If JTAC is saying it's no longer optional they need to update their docs.

AFAIK, tunnel services doesn't directly take bandwidth from physical ports, but it does take from the total available PFE bandwidth. Disabling a port may be required as the MX204 has a maximum PFE bandwidth of 400G and you can oversubscribe that with the fixed physical ports.

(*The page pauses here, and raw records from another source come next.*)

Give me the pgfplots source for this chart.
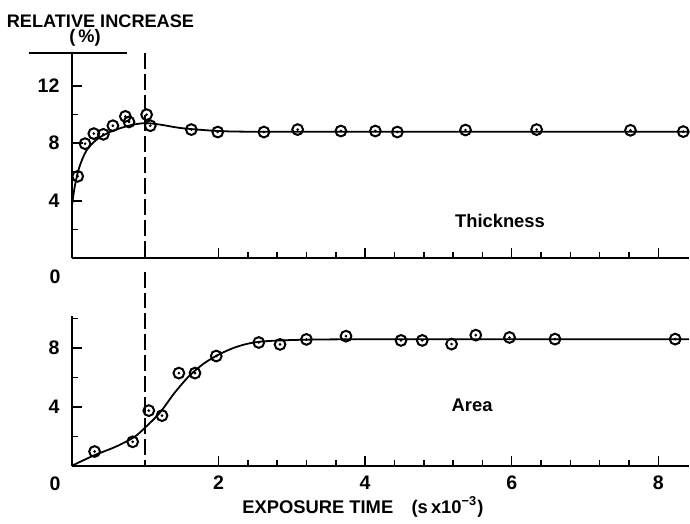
\documentclass[border=0pt]{standalone}
\usepackage{pgfplots}
\pgfplotsset{compat=1.18}
\usepackage{pgfplotstable}
\usepackage{fontspec}
\setmainfont{Liberation Sans}

\pgfplotstableread{
x y
0.08 5.7
0.18 7.97
0.30 8.67
0.43 8.62
0.56 9.22
0.73 9.87
0.78 9.48
1.02 9.99
1.07 9.22
1.63 8.95
1.99 8.78
2.62 8.78
3.08 8.95
3.67 8.85
4.14 8.85
4.44 8.78
5.37 8.92
6.34 8.95
7.62 8.90
8.34 8.81
}\thicktab

\pgfplotstableread{
x y
0.31 0.97
0.83 1.63
1.05 3.75
1.23 3.41
1.46 6.30
1.68 6.30
1.97 7.46
2.55 8.38
2.84 8.25
3.20 8.59
3.74 8.81
4.49 8.52
4.78 8.52
5.18 8.27
5.51 8.88
5.97 8.72
6.59 8.61
8.23 8.61
}\areatab

\pgfplotsset{
  myax/.style={
    x=36.75pt, xmin=0, xmax=8.42,
    axis x line=bottom, axis y line=left,
    axis line style={-, line width=0.9pt},
    tick align=inside,
    xtick={2,4,6,8}, minor x tick num=4,
    major tick length=5pt, minor tick length=3pt,
    every tick/.style={line width=0.8pt, black},
    /pgf/number format/assume math mode=true,
    tick label style={font=\fontsize{9.8}{11}\selectfont\bfseries},
    xticklabel style={yshift=-1.7pt},
    yticklabel style={xshift=-2.7pt},
    clip=false, anchor=origin,
  },
  circ/.style={only marks, mark=o, mark size=2.7pt, mark options={line width=1pt, fill=white}},
  dotm/.style={only marks, mark=*, mark size=0.45pt},
}

\begin{document}
\begin{tikzpicture}
% Top panel: Thickness
\begin{axis}[myax, at={(0,0)}, y=7.21pt, ymin=0, ymax=14.3,
  ytick={4,8,12}, minor ytick={2,6,10}, xticklabels={}]
  \path (axis cs:-0.98,17.96) (axis cs:8.42,17.96);
  \addplot[smooth, line width=0.9pt, tension=0.5] coordinates {
    (0,3.6) (0.04,5.0) (0.1,6.3) (0.2,7.5) (0.35,8.3) (0.55,8.85) (0.8,9.25) (1.0,9.4) (1.2,9.3) (1.5,9.05) (2.0,8.85) (2.5,8.8) (3.5,8.8) (5,8.8) (7,8.8) (8.42,8.8)};
  \draw[line width=0.8pt] (axis cs:0,8) -- (axis cs:0.15,8);
  \draw[line width=0.9pt] (axis cs:-0.585,14.3) -- (axis cs:0.75,14.3);
  \draw[line width=0.7pt, dash pattern=on 8pt off 2.5pt] (axis cs:1,14.3) -- (axis cs:1,0);
  \addplot[circ] table {\thicktab};
  \addplot[dotm] table {\thicktab};
  \node[font=\fontsize{9.1}{11}\selectfont\bfseries] at (axis cs:0.39,16.5) {RELATIVE INCREASE};
  \node[font=\fontsize{9.1}{11}\selectfont\bfseries] at (axis cs:0.18,15.3) {(\,\%)};
  \node[font=\fontsize{9.2}{11}\selectfont\bfseries] at (axis cs:5.84,2.57) {Thickness};
  \node[font=\fontsize{9.8}{11}\selectfont\bfseries] at (axis cs:-0.23,-1.25) {0};
\end{axis}
% Bottom panel: Area
\begin{axis}[myax, at={(0,-104pt)}, y=7.375pt, ymin=0, ymax=10.2,
  ytick={4,8}, minor ytick={2,6,10}]
  \path (axis cs:-0.98,-3.86) (axis cs:8.42,-3.86);
  \addplot[smooth, line width=0.9pt, tension=0.5] coordinates {
    (0,0) (0.3,0.7) (0.6,1.3) (0.85,1.95) (1.0,2.6) (1.2,3.6) (1.4,4.95) (1.6,6.1) (1.8,6.95) (2.0,7.55) (2.2,8.0) (2.4,8.3) (2.6,8.45) (2.9,8.53) (3.3,8.58) (4,8.6) (5.5,8.6) (7,8.6) (8.42,8.6)};
  \draw[line width=0.7pt, dash pattern=on 8pt off 2.5pt] (axis cs:1,13.2) -- (axis cs:1,0);
  \addplot[circ] table {\areatab};
  \addplot[dotm] table {\areatab};
  \node[font=\fontsize{9.2}{11}\selectfont\bfseries] at (axis cs:5.46,4.14) {Area};
  \node[font=\fontsize{9.8}{11}\selectfont\bfseries] at (axis cs:-0.23,-1.22) {0};
  \node[font=\fontsize{9.2}{11}\selectfont\bfseries] at (axis cs:3.97,-2.78) {EXPOSURE TIME\quad(s\,x10\textsuperscript{−3})};
\end{axis}
\end{tikzpicture}
\end{document}
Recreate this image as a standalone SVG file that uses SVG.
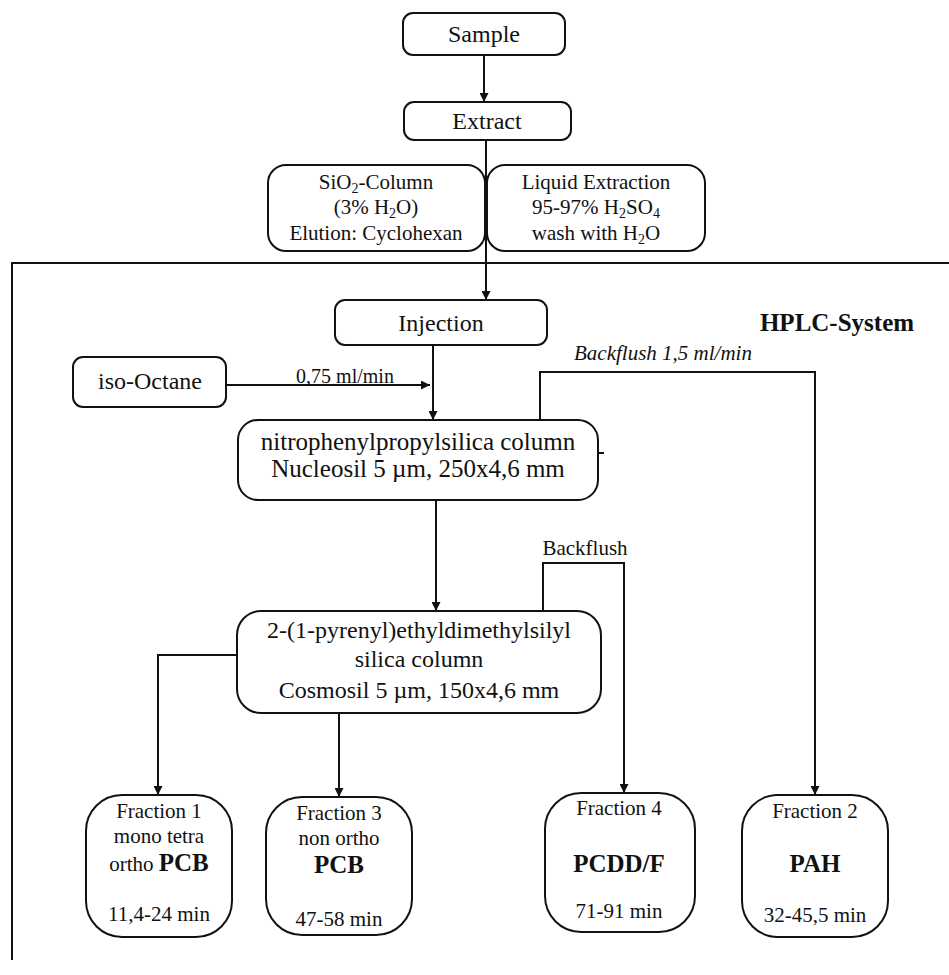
<svg xmlns="http://www.w3.org/2000/svg" width="949" height="975" viewBox="0 0 949 975">
<defs>
<marker id="ah" viewBox="0 0 10 10" refX="10" refY="5" markerWidth="9" markerHeight="9" markerUnits="userSpaceOnUse" orient="auto">
<path d="M0,0 L10,5 L0,10 z" fill="#111"/>
</marker>
<style>
text{font-family:"Liberation Serif","Times New Roman",serif;fill:#111;text-anchor:middle}
.box{fill:#fff;stroke:#111;stroke-width:2}
.ln{fill:none;stroke:#111;stroke-width:2}
.t24{font-size:24px}
.t25{font-size:25px}
.t21{font-size:21px}
.t20{font-size:20px}
.b25{font-size:25px;font-weight:bold}
.sub{font-size:14px}
</style>
</defs>
<rect width="949" height="975" fill="#fff"/>
<path class="ln" d="M949,263 H12 V960"/>
<g id="hplc-label"><text class="b25" x="837" y="331">HPLC-System</text></g>
<g id="connectors">
<path class="ln" d="M484,55 V102" marker-end="url(#ah)"/>
<path class="ln" d="M486,140 V300" marker-end="url(#ah)"/>
<path class="ln" d="M433,345 V420" marker-end="url(#ah)"/>
<path class="ln" d="M226,385 H430" marker-end="url(#ah)"/>
<path class="ln" d="M540,420 V372 H815 V795" marker-end="url(#ah)"/>
<path class="ln" d="M436,500 V611" marker-end="url(#ah)"/>
<path class="ln" d="M543,611 V563 H624 V793" marker-end="url(#ah)"/>
<path class="ln" d="M237,655 H158 V795" marker-end="url(#ah)"/>
<path class="ln" d="M339,713 V797" marker-end="url(#ah)"/>
<path class="ln" d="M598,453 H604"/>
<text class="t20" x="345" y="383">0,75 ml/min</text>
<text class="t21" x="663" y="360" font-style="italic">Backflush 1,5 ml/min</text>
<text class="t21" x="585" y="555">Backflush</text>
</g>
<g id="sample"><rect class="box" x="403" y="13" width="162" height="42" rx="10"/><text class="t24" x="484" y="42">Sample</text></g>
<g id="extract"><rect class="box" x="404" y="102" width="167" height="38" rx="10"/><text class="t24" x="487" y="129">Extract</text></g>
<g id="sio2"><rect class="box" x="268" y="165" width="217" height="86" rx="18"/>
<text class="t21" x="376" y="189">SiO<tspan class="sub" dy="4">2</tspan><tspan dy="-4">-Column</tspan></text>
<text class="t21" x="376" y="214">(3% H<tspan class="sub" dy="4">2</tspan><tspan dy="-4">O)</tspan></text>
<text class="t21" x="376" y="240">Elution: Cyclohexan</text></g>
<g id="liquid"><rect class="box" x="487" y="165" width="218" height="86" rx="18"/>
<text class="t21" x="596" y="189">Liquid Extraction</text>
<text class="t21" x="596" y="214">95-97% H<tspan class="sub" dy="4">2</tspan><tspan dy="-4">SO</tspan><tspan class="sub" dy="4">4</tspan></text>
<text class="t21" x="596" y="240">wash with H<tspan class="sub" dy="4">2</tspan><tspan dy="-4">O</tspan></text></g>
<g id="injection"><rect class="box" x="335" y="300" width="212" height="45" rx="10"/><text class="t24" x="441" y="331">Injection</text></g>
<g id="isooctane"><rect class="box" x="73" y="357" width="153" height="50" rx="10"/><text class="t24" x="150" y="389">iso-Octane</text></g>
<g id="nitro"><rect class="box" x="238" y="420" width="360" height="80" rx="20"/>
<text class="t25" x="418" y="450">nitrophenylpropylsilica column</text>
<text class="t25" x="418" y="477">Nucleosil 5 µm, 250x4,6 mm</text></g>
<g id="pyrenyl"><rect class="box" x="237" y="611" width="364" height="102" rx="24"/>
<text class="t24" x="419" y="638">2-(1-pyrenyl)ethyldimethylsilyl</text>
<text class="t24" x="419" y="667">silica column</text>
<text class="t24" x="419" y="698">Cosmosil 5 µm, 150x4,6 mm</text></g>
<g id="fraction1"><rect class="box" x="86" y="795" width="146" height="142" rx="36"/>
<text class="t21" x="159" y="818">Fraction 1</text>
<text class="t21" x="159" y="843">mono tetra</text>
<text class="t21" x="159" y="871">ortho <tspan class="b25">PCB</tspan></text>
<text class="t21" x="159" y="921">11,4-24 min</text></g>
<g id="fraction3"><rect class="box" x="266" y="797" width="146" height="138" rx="36"/>
<text class="t21" x="339" y="820">Fraction 3</text>
<text class="t21" x="339" y="845">non ortho</text>
<text class="b25" x="339" y="873">PCB</text>
<text class="t21" x="339" y="926">47-58 min</text></g>
<g id="fraction4"><rect class="box" x="545" y="793" width="150" height="139" rx="36"/>
<text class="t21" x="619" y="815">Fraction 4</text>
<text class="b25" x="619" y="872">PCDD/F</text>
<text class="t21" x="619" y="918">71-91 min</text></g>
<g id="fraction2"><rect class="box" x="742" y="795" width="146" height="142" rx="36"/>
<text class="t21" x="815" y="818">Fraction 2</text>
<text class="b25" x="815" y="872">PAH</text>
<text class="t21" x="815" y="922">32-45,5 min</text></g>
</svg>
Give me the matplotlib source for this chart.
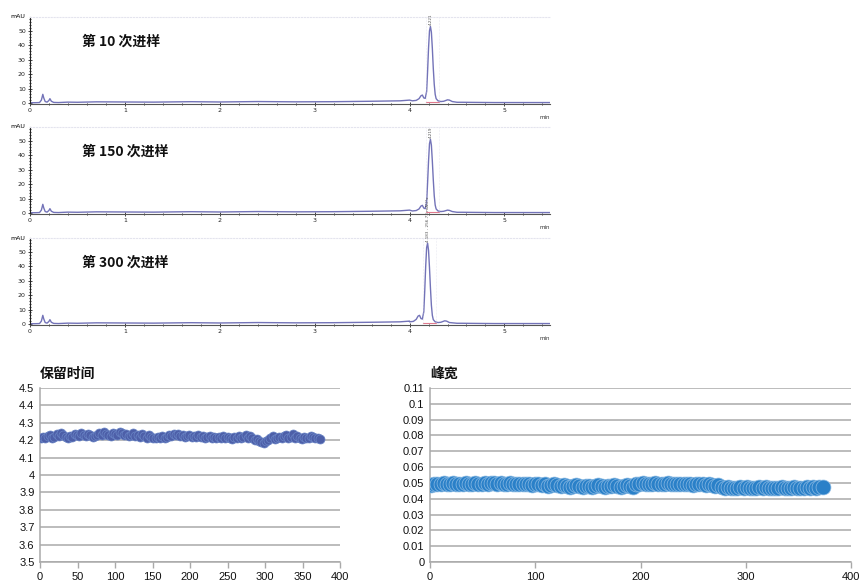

I just checked a production config as an example, note how et-0/0/3 is not configured so the total bandwidth adds up to 400g:

set chassis fpc 0 pic 0 tunnel-services bandwidth 20g
set chassis fpc 0 pic 0 port 0 speed 100g
set chassis fpc 0 pic 0 port 1 speed 100g
set chassis fpc 0 pic 0 port 2 speed 100g
set chassis fpc 0 pic 1 port 0 speed 10g
set chassis fpc 0 pic 1 port 1 speed 10g
set chassis fpc 0 pic 1 port 2 speed 10g
set chassis fpc 0 pic 1 port 3 speed 10g
set chassis fpc 0 pic 1 port 4 speed 10g
set chassis fpc 0 pic 1 port 5 speed 10g
set chassis fpc 0 pic 1 port 6 speed 10g
set chassis fpc 0 pic 1 port 7 speed 10g

Regards,

Ryan

\-------- Original Message --------

This is true of other MX platforms as well, unless I misunderstand.

Mark.

We can commit "tunnel-services" on an MX204 without caveat.

Mark.

It is 100% normal Trio EA.

Did they explain why you need to disable the physical port? I'd love
to hear that explanation.

The MX204 is single Trio EA, so you can't even waste serdes sending
the packet to remote PFE after first lookup, it would only bounce
between local XM/MQ and LU/XL, wasting that serdes.